Esse tipo de pensamento (que culpa as mulheres pelas violências que sofrem) ainda domina a razão humana global. Prova disso é que em países considerados desenvolvidos ainda há essa forma machista e opressora de pensar a questão da violência sexual. Ontem foi a vez de Berlim de ouvir os clamores do movimento feminista. Eis a tradução do manifesto do Slutwalk Berlin publicado nas redes sociais: "O que começou em Toronto no início deste ano está se tornando um movimento emancipatório global. Seja nas relações pessoais ou no comércio sexual, as pessoas estão tomando as ruas em apoio ao seus direitos de livre-expressão com relação aos seus corpos, gêneros, sexualidade e desejo. Estamos cansadas de viver num sistema que ignora a agressão sexual, a violência e o assédio. Uma sociedade que não apenas legitima tais atos de violência, mas também culpa suas vítimas por provocá-los".

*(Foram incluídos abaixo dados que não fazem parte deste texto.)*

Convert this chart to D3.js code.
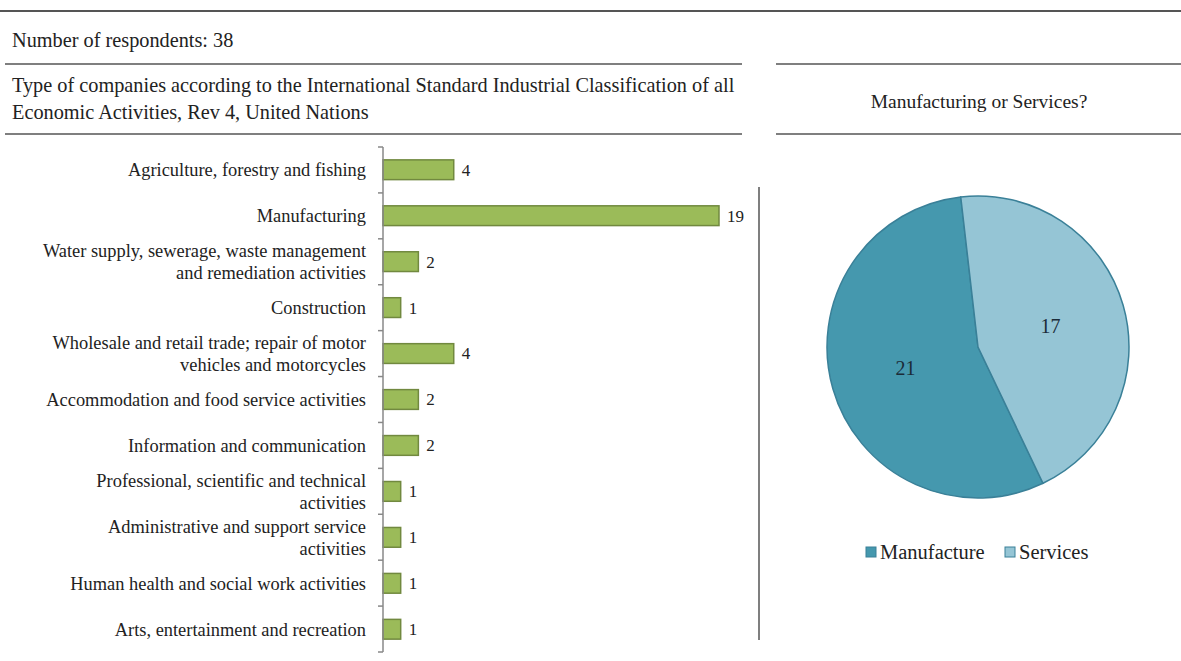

A luta das "vadias" é longa e árdua. É preciso transformar o senso comum, embevecido por uma arcaica visão masculina de mundo, e transformar instituições que permanentemente moldam o comportamento humano. Não bastam leis, como a 11.340, conhecida como "Lei Maria da Penha". É certo que a mudança legislativa contra a violência sexual traz inúmeros avanços - seria absurdo, por exemplo, conceber a violência contra a mulher como um "crime de menor potencial ofensivo", tal como o ato era classificado na dogmática penalista antes da promulgação da referida lei -, mas é necessário pensar em estratégias para modificar, a curto e a longo prazo, a visão da sociedade sobre quem é o verdadeiro responsável pelo inadmissível ato do estupro.
O monopólio masculino sobre as instituições foi questionado na década de setenta com o surgimento do movimento feminista. Entretanto, quarenta anos depois, ainda há fortes vestígios da tradicional visão puritana que traça uma dicotomia radical entre "mulher de bem" e "puta". Quando essa distinção míope será superada?
Ainda falta muito para que as mulheres sejam reconhecidas como plenamente humanas (tal como constatado por Catharine MacKinnon). Até lá, será necessário chamar a atenção de todos para um problema histórico grave que precisa ser superado se, de fato, nós desejamos igualdade.